When do I write in this blog? When Kurt Vonnegut Jr., dies, that’s when. I suppose my experience with Vonnegut has been similar to many other curious, searching types’ experiences with him. For one, the man more or less taught me how to Read. He made me feel more certain of my own ideas and reassured me that it was okay to question and investigate any and all things, even (perhaps especially) “common sense.” Etc. etc. In short, he made me care. It’s good that he’s finally at rest.

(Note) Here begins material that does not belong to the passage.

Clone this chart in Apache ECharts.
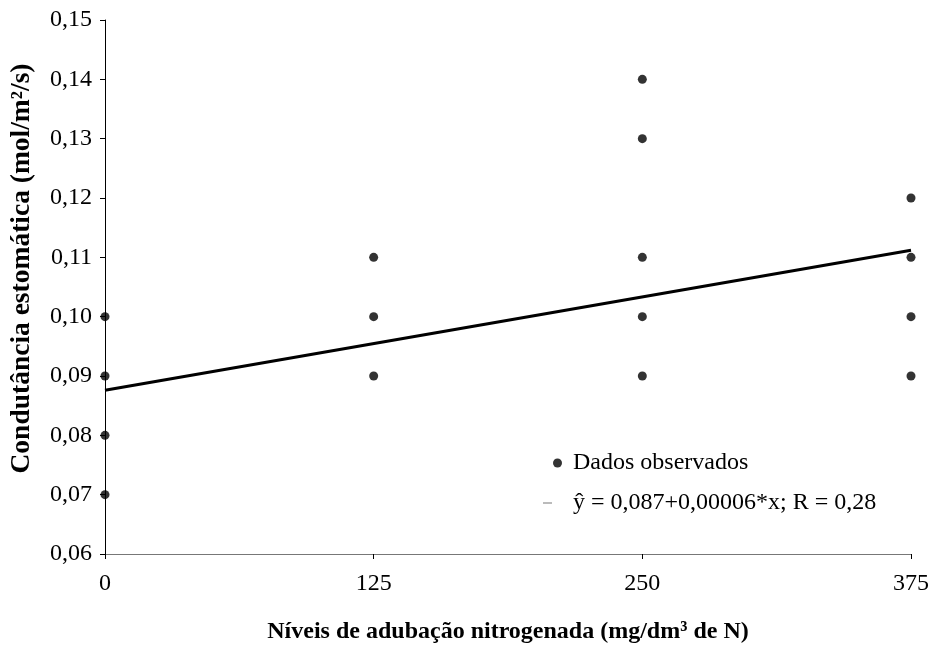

Elsewhere in my life: Todd P recently began booking shows at a venue not three stops from me, a hole-in-the-wall artists’ loft off of the Halsey L known as the Silent Barn. It’s a really cool place – it’s supremely painty and dressed up and makes me feel like there’s something small and good happening in Brooklyn still. What’s more, I met a cool couple of girls from NYU last time I was there, and I even discovered an okay band, this sampler-perc-vox duo called High Places. Live, these two come off a bit like a placid suburban antidote to Gang Gang Dance – lots of thrum and hitting contact mic-ed things with drum sticks, but with lazy no-frills vox and not much attitude to speak of. On record, they’re more just simple kitchen-sink electro pop. The fact that they regularly open for YACHT makes a lot of sense to me.

Speaking of music, I finished a pretty good track today. The track, you’ll probably notice, is shot through with the sounds of trains passing by. This is because I live on the M line – I could reach out my window and touch the M train as it passed if I wanted to, it’s that close – so I’m including it, even if I don’t much like it. It’s like writing a short story on candy bar wrappers or toilet paper, I guess. You get to experience the author’s terrible prison, where niceties such as clean paper and unpolluted silence are few and far between.

On that note, adieu for now! Feel free to comment on the track. I doubt that anyone reads this journal ‘sides my brother, but hey, it’s possible.